Kaiser Permanente Affiliates Paying $556M to Resolve False Claims Act Allegations

January 20, 2026

An integrated healthcare consortium headquartered in Oakland, California, that are affiliates of Kaiser Permanente agreed to pay $556 million to resolve allegations that they violated the False Claims Act by submitting invalid diagnosis codes for their Medicare Advantage Plan enrollees.

The invalid diagnosis codes, which the U.S. Department of Justice says was to receive higher payments from the government, resulted in settlements from Kaiser Permanente affiliates: Kaiser Foundation Health Plan Inc.; Kaiser Foundation Health Plan of Colorado; The Permanente Medical Group Inc.; Southern California Permanente Medical Group; and Colorado Permanente Medical Group P.C.

Under the Medicare Advantage Program (MA), Medicare beneficiaries may opt out of traditional Medicare and enroll in private health plans offered by insurance companies known as Medicare Advantage Organizations, or MAOs. The Centers for Medicare & Medicaid Services (CMS) pays the MAOs a fixed monthly amount for each Medicare beneficiary enrolled in their plans. CMS adjusts these payments to account for various risk factors that affect expected health expenditures for the beneficiary. CMS generally pays MAOs more for sicker beneficiaries expected to incur higher healthcare costs and less for healthier beneficiaries expected to incur lower costs. To make these risk adjustments, CMS collects medical diagnosis codes from the MAOs.
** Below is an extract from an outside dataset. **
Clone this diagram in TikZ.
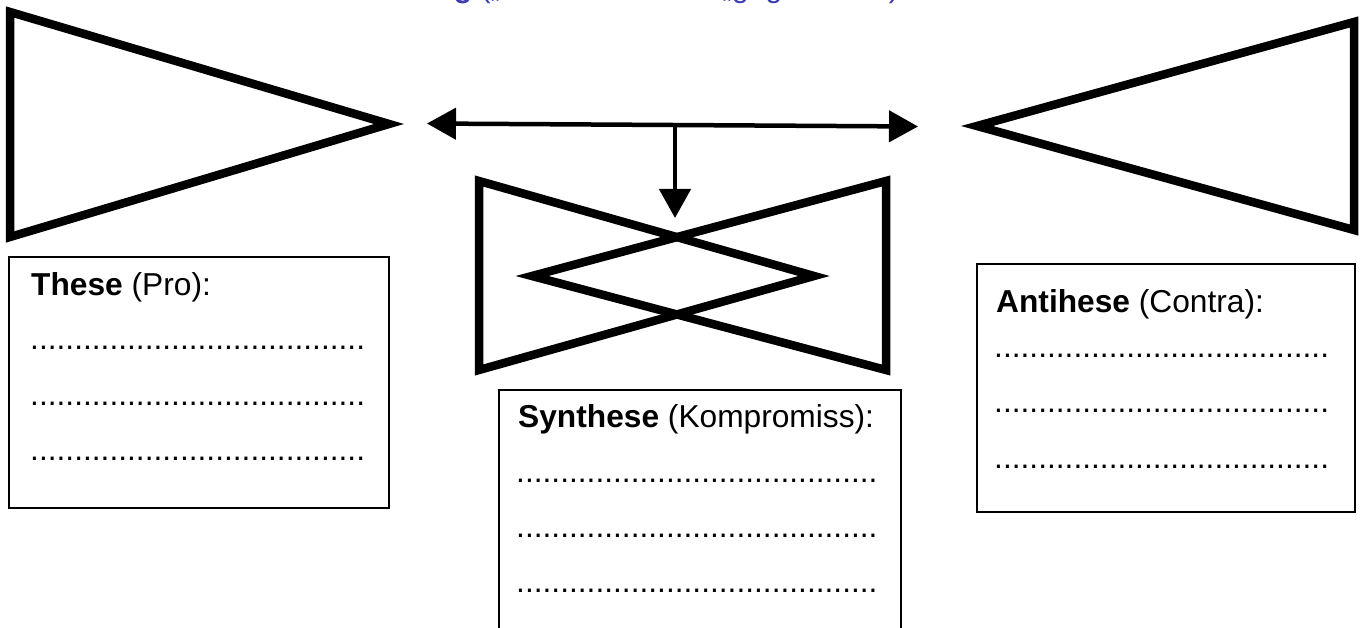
\documentclass[tikz,border=0pt]{standalone}
\usepackage{fontspec}
\setmainfont{Liberation Sans}
\usetikzlibrary{arrows.meta}
\definecolor{titleblue}{RGB}{60,60,175}
\newcount\mydotcnt
\def\mydots#1{\mydotcnt=0 \loop\ifnum\mydotcnt<#1 .\advance\mydotcnt by 1 \repeat}
\tikzset{
  bigshape/.style={line width=8.5pt, line join=miter, miter limit=20},
  framebox/.style={draw, line width=1.6pt},
  lbl/.style={anchor=base west, inner sep=0pt, font=\fontsize{31.7}{38}\selectfont},
  headtip/.tip={Triangle[length=29pt,width=31pt]},
  conn/.style={line width=4.5pt},
}
\begin{document}
\begin{tikzpicture}[x=1pt,y=-1pt]
\useasboundingbox (0,0) rectangle (1366,628);
\clip (0,0) rectangle (1366,628);
\fill[white] (0,0) rectangle (1366,628);
% cut-off title
\node[anchor=base west, inner sep=0pt, text=titleblue, font=\fontsize{30}{36}\selectfont] (title) at (317,-2.5)
  {\textbf{Erörterung} („Pro und Contra“ „gegen“ sein)};
% left triangle
\coordinate (lt1) at (10,12);
\coordinate (lt2) at (10,237);
\coordinate (lt3) at (389,124);
\draw[bigshape] (lt1) -- (lt3) -- (lt2) -- cycle;
% right triangle
\coordinate (rt1) at (1354,22);
\coordinate (rt2) at (1354,230);
\coordinate (rt3) at (977,126);
\draw[bigshape] (rt1) -- (rt3) -- (rt2) -- cycle;
% middle bow tie
\coordinate (ma1) at (479,181);
\coordinate (ma2) at (479,370);
\coordinate (ma3) at (814,276);
\coordinate (mb1) at (886,181);
\coordinate (mb2) at (886,370);
\coordinate (mb3) at (532,276);
\draw[bigshape] (ma1) -- (ma3) -- (ma2) -- cycle;
\draw[bigshape] (mb1) -- (mb3) -- (mb2) -- cycle;
% arrows
\coordinate (aL) at (427,123.5);
\coordinate (aR) at (918,126.5);
\coordinate (aJ) at (675,125);
\coordinate (aD) at (675,218);
\draw[conn, headtip-headtip] (aL) -- (aR);
\draw[conn, -headtip] (aJ) -- (aD);
% These box
\draw[framebox] (9,257) rectangle (389,508);
\node[lbl] (these) at (31,296) {\textbf{These} (Pro):};
\node[lbl] (td1) at (30,350) {\mydots{38}};
\node[lbl] (td2) at (30,405) {\mydots{38}};
\node[lbl] (td3) at (30,460) {\mydots{38}};
% Synthese box
\draw[framebox] (499,390) rectangle (901,660);
\node[lbl] (synth) at (518,428) {\textbf{Synthese} (Kompromiss):};
\node[lbl] (sd1) at (516,482) {\mydots{41}};
\node[lbl] (sd2) at (516,537) {\mydots{41}};
\node[lbl] (sd3) at (516,592) {\mydots{41}};
% Antithese box
\draw[framebox] (977,264) rectangle (1355,512);
\node[lbl] (anti) at (996,313) {\textbf{Antihese} (Contra):};
\node[lbl] (ad1) at (994,358) {\mydots{38}};
\node[lbl] (ad2) at (994,413) {\mydots{38}};
\node[lbl] (ad3) at (994,468) {\mydots{38}};
\end{tikzpicture}
\end{document}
The diagnoses must be supported by the medical record of a face-to-face visit between a patient and a provider, and for outpatient visits, must have required or affected patient care, treatment, or management at the visit.

Kaiser owns and operates MAOs that offer MA plans to beneficiaries across the country. In a complaint filed in the Northern District of California in 2021, the U.S. government alleged that Kaiser engaged in a scheme in California and Colorado to improperly increase its risk adjustment payments. Specifically, the government alleged that Kaiser pressured physicians to alter medical records after patient visits to add diagnoses that the physicians had not considered or addressed at those visits.

The resolves allegations that from 2009 to 2018, Kaiser engaged in a scheme to increase its Medicare reimbursements by pressuring physicians to add diagnoses after patient visits through addenda to medical records. The government alleged that Kaiser developed various mechanisms to mine a patient’s past medical history to identify potential diagnoses that had not been submitted to CMS for risk adjustment. Kaiser then sent queries to its providers urging them to add these diagnoses to medical records via addenda. In many instances, the United States alleged, the diagnoses added by the providers had nothing to do with the patient visit in question.